For both sides of the recent election, I think the question being asked was: “What this country really needs is a guy with a big baseball bat, who is willing to use it to smash heads like watermelons, if that’s what it takes.”

To the majority of voters who voted against our new President, that didn’t seem like a particularly good idea. But for the minority who voted for him, it seemed to feel like a kind of Occam’s razor.

The general concept, I think, was something like this: Tony Soprano might not be your favorite person, but you can be pretty sure nobody is going to get in his way.

Which leads me to the question of art. In the 1990s I knew a number of people from the former Soviet Union who told me that one casualty of the fall of the Berlin Wall was a decrease in the production of great art.

It seems that brutish governments that employ bullying tactics against their own people are good for artistic expression. And as my colleague Luke DuBois said to me right after the recent election, “This is going to be very good for art.”

I think he was right. My need to add beauty to the world, to create things that bring people together, that promote an awareness of the sheer wonder of each other, has greatly increased since the election.

Sure, our very own real life Tony Soprano might be stomping around Washington floating a fantasy tale of millions of illegal immigrant voters, referring to our free press as “Nazis”, claiming to hallucinate a vast imaginary crowd at his inauguration, threatening to make decent health care an entitlement for the privileged rather than a basic right of every citizen. That baseball bat seems to be getting a very good workout.

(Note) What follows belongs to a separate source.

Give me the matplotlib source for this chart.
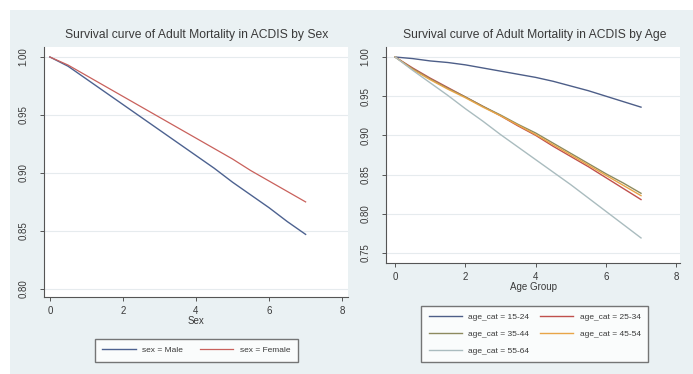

But I also think the sheer brutal nastiness of it all is causing many people to move in the opposite direction. They are realizing that art matters. Music matters. Celebrating the beauty within our souls, caring for each other, retaining the ability to see the humanity in one another, all of these things matter.

But only if we step up, if we remember that sometimes we need to turn our eyes away from the guy with the baseball bat. Alas, I fear that the next few years are going to be a very good time for art.